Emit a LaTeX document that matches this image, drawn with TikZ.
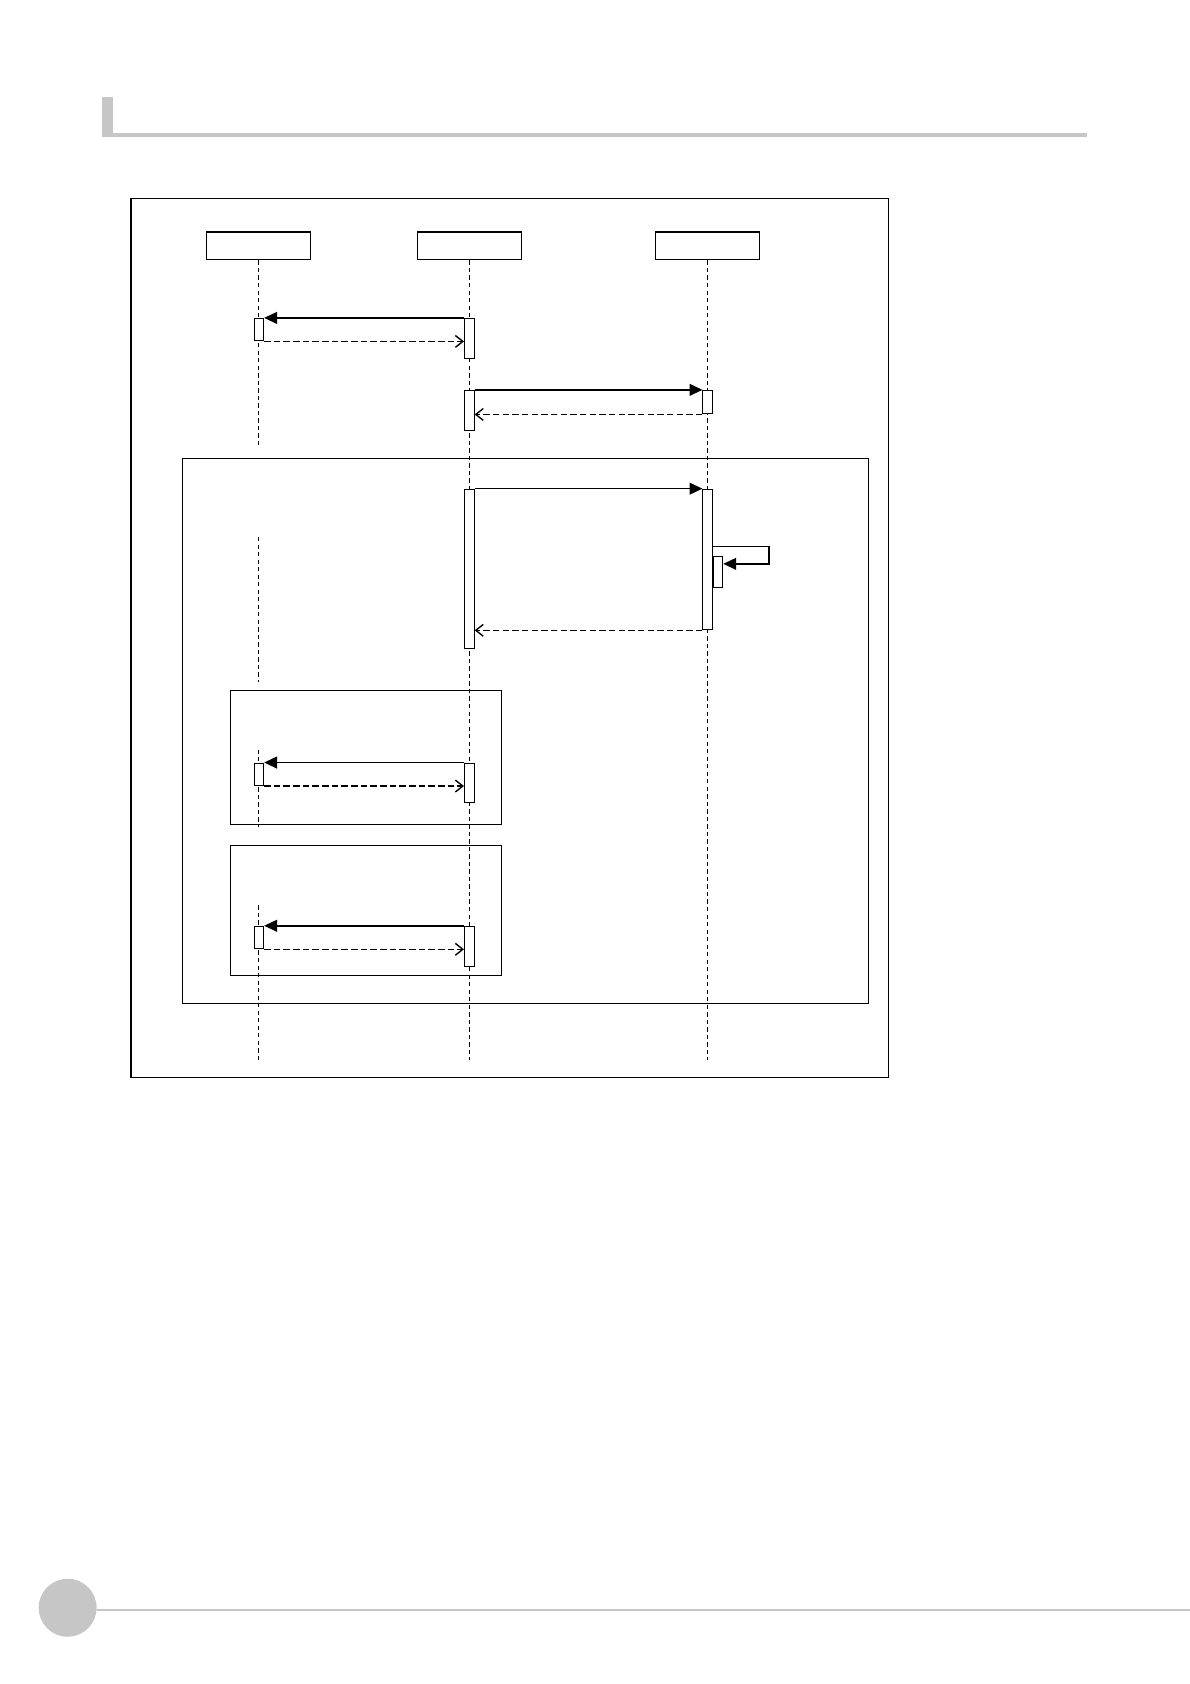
\documentclass[tikz,border=0pt]{standalone}
\usetikzlibrary{arrows.meta}
\begin{document}
\begin{tikzpicture}[x=1pt,y=-1pt,
  lf/.style={dashed,line width=0.7pt,dash pattern=on 4pt off 3pt},
  act/.style={draw,fill=white,line width=0.9pt},
  msg/.style={line width=1.4pt,-{Triangle[length=12pt,width=11pt]}},
  ret/.style={dashed,line width=1.3pt,dash pattern=on 6pt off 3pt,-{Straight Barb[length=7pt,width=11pt]}},
  frm/.style={draw,line width=1.1pt}]
\useasboundingbox (0,0) rectangle (1108,1568);
% header
\fill[gray!45] (95,90) rectangle (105,128);
\draw[gray!45,line width=4pt] (95,126) -- (1012,126);
% outer frame
\draw[frm] (122,185) rectangle (827,1003);
% heads
\node[draw,line width=1pt,minimum width=97pt,minimum height=26pt,inner sep=0] (A) at (241,229) {};
\node[draw,line width=1pt,minimum width=97pt,minimum height=26pt,inner sep=0] (B) at (437,229) {};
\node[draw,line width=1pt,minimum width=97pt,minimum height=26pt,inner sep=0] (C) at (659,229) {};
% lifelines
\coordinate (a1) at (241,987); \coordinate (b1) at (437,987); \coordinate (c1) at (659,987);
\draw[lf] (A.south) -- (241,415);
\draw[lf] (241,500) -- (241,635);
\draw[lf] (241,698) -- (241,770);
\draw[lf] (241,843) -- (a1);
\draw[lf] (B.south) -- (b1);
\draw[lf] (C.south) -- (c1);
% frames
\draw[frm] (170,427) rectangle (809,934);
\draw[frm] (215,643) rectangle (467,768);
\draw[frm] (215,787) rectangle (467,908);
% msg 1
\node[act,minimum width=9pt,minimum height=21pt,inner sep=0,anchor=north] (a2) at (241,296) {};
\node[act,minimum width=9pt,minimum height=37pt,inner sep=0,anchor=north] (b2) at (437,296) {};
\draw[msg] (b2.north west) -- (a2.north east);
\draw[ret] (a2.south east) -- (b2.west |- a2.south);
% msg 2
\node[act,minimum width=9pt,minimum height=37pt,inner sep=0,anchor=north] (b3) at (437,363) {};
\node[act,minimum width=9pt,minimum height=22pt,inner sep=0,anchor=north] (c3) at (659,363) {};
\draw[msg] (b3.north east) -- (c3.north west);
\draw[ret] (c3.south west) -- (b3.east |- c3.south);
% loop
\node[act,minimum width=9pt,minimum height=148pt,inner sep=0,anchor=north] (b4) at (437,455) {};
\node[act,minimum width=9pt,minimum height=131pt,inner sep=0,anchor=north] (c4) at (659,455) {};
\draw[msg] (b4.north east) -- (c4.north west);
\node[act,minimum width=9pt,minimum height=29pt,inner sep=0,anchor=north] (c5) at (668.5,518) {};
\coordinate (s1) at (716,509); \coordinate (s2) at (716,525);
\draw[msg] (664,509) -- (s1) -- (s2) -- (c5.east |- s2);
\draw[ret] (c4.south west) -- (b4.east |- c4.south);
% alt 1
\node[act,minimum width=9pt,minimum height=21pt,inner sep=0,anchor=north] (a6) at (241,710) {};
\node[act,minimum width=9pt,minimum height=37pt,inner sep=0,anchor=north] (b6) at (437,710) {};
\draw[msg] (b6.north west) -- (a6.north east);
\draw[ret] (a6.south east) -- (b6.west |- a6.south);
% alt 2
\node[act,minimum width=9pt,minimum height=21pt,inner sep=0,anchor=north] (a7) at (241,862) {};
\node[act,minimum width=9pt,minimum height=37pt,inner sep=0,anchor=north] (b7) at (437,862) {};
\draw[msg] (b7.north west) -- (a7.north east);
\draw[ret] (a7.south east) -- (b7.west |- a7.south);
% footer
\fill[gray!45] (63,1497) circle (27);
\draw[gray!45,line width=2pt] (90,1499) -- (1108,1499);
\end{tikzpicture}
\end{document}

Task to carry out: Leave out all pictures, then copy the remaining material exactly.

Correct result:
Emit a LaTeX document that matches this image, drawn with TikZ.
\documentclass[tikz,border=0pt]{standalone}
\usetikzlibrary{arrows.meta}
\begin{document}
\begin{tikzpicture}[x=1pt,y=-1pt,
  lf/.style={dashed,line width=0.7pt,dash pattern=on 4pt off 3pt},
  act/.style={draw,fill=white,line width=0.9pt},
  msg/.style={line width=1.4pt,-{Triangle[length=12pt,width=11pt]}},
  ret/.style={dashed,line width=1.3pt,dash pattern=on 6pt off 3pt,-{Straight Barb[length=7pt,width=11pt]}},
  frm/.style={draw,line width=1.1pt}]
\useasboundingbox (0,0) rectangle (1108,1568);
% header
\fill[gray!45] (95,90) rectangle (105,128);
\draw[gray!45,line width=4pt] (95,126) -- (1012,126);
% outer frame
\draw[frm] (122,185) rectangle (827,1003);
% heads
\node[draw,line width=1pt,minimum width=97pt,minimum height=26pt,inner sep=0] (A) at (241,229) {};
\node[draw,line width=1pt,minimum width=97pt,minimum height=26pt,inner sep=0] (B) at (437,229) {};
\node[draw,line width=1pt,minimum width=97pt,minimum height=26pt,inner sep=0] (C) at (659,229) {};
% lifelines
\coordinate (a1) at (241,987); \coordinate (b1) at (437,987); \coordinate (c1) at (659,987);
\draw[lf] (A.south) -- (241,415);
\draw[lf] (241,500) -- (241,635);
\draw[lf] (241,698) -- (241,770);
\draw[lf] (241,843) -- (a1);
\draw[lf] (B.south) -- (b1);
\draw[lf] (C.south) -- (c1);
% frames
\draw[frm] (170,427) rectangle (809,934);
\draw[frm] (215,643) rectangle (467,768);
\draw[frm] (215,787) rectangle (467,908);
% msg 1
\node[act,minimum width=9pt,minimum height=21pt,inner sep=0,anchor=north] (a2) at (241,296) {};
\node[act,minimum width=9pt,minimum height=37pt,inner sep=0,anchor=north] (b2) at (437,296) {};
\draw[msg] (b2.north west) -- (a2.north east);
\draw[ret] (a2.south east) -- (b2.west |- a2.south);
% msg 2
\node[act,minimum width=9pt,minimum height=37pt,inner sep=0,anchor=north] (b3) at (437,363) {};
\node[act,minimum width=9pt,minimum height=22pt,inner sep=0,anchor=north] (c3) at (659,363) {};
\draw[msg] (b3.north east) -- (c3.north west);
\draw[ret] (c3.south west) -- (b3.east |- c3.south);
% loop
\node[act,minimum width=9pt,minimum height=148pt,inner sep=0,anchor=north] (b4) at (437,455) {};
\node[act,minimum width=9pt,minimum height=131pt,inner sep=0,anchor=north] (c4) at (659,455) {};
\draw[msg] (b4.north east) -- (c4.north west);
\node[act,minimum width=9pt,minimum height=29pt,inner sep=0,anchor=north] (c5) at (668.5,518) {};
\coordinate (s1) at (716,509); \coordinate (s2) at (716,525);
\draw[msg] (664,509) -- (s1) -- (s2) -- (c5.east |- s2);
\draw[ret] (c4.south west) -- (b4.east |- c4.south);
% alt 1
\node[act,minimum width=9pt,minimum height=21pt,inner sep=0,anchor=north] (a6) at (241,710) {};
\node[act,minimum width=9pt,minimum height=37pt,inner sep=0,anchor=north] (b6) at (437,710) {};
\draw[msg] (b6.north west) -- (a6.north east);
\draw[ret] (a6.south east) -- (b6.west |- a6.south);
% alt 2
\node[act,minimum width=9pt,minimum height=21pt,inner sep=0,anchor=north] (a7) at (241,862) {};
\node[act,minimum width=9pt,minimum height=37pt,inner sep=0,anchor=north] (b7) at (437,862) {};
\draw[msg] (b7.north west) -- (a7.north east);
\draw[ret] (a7.south east) -- (b7.west |- a7.south);
% footer
\fill[gray!45] (63,1497) circle (27);
\draw[gray!45,line width=2pt] (90,1499) -- (1108,1499);
\end{tikzpicture}
\end{document}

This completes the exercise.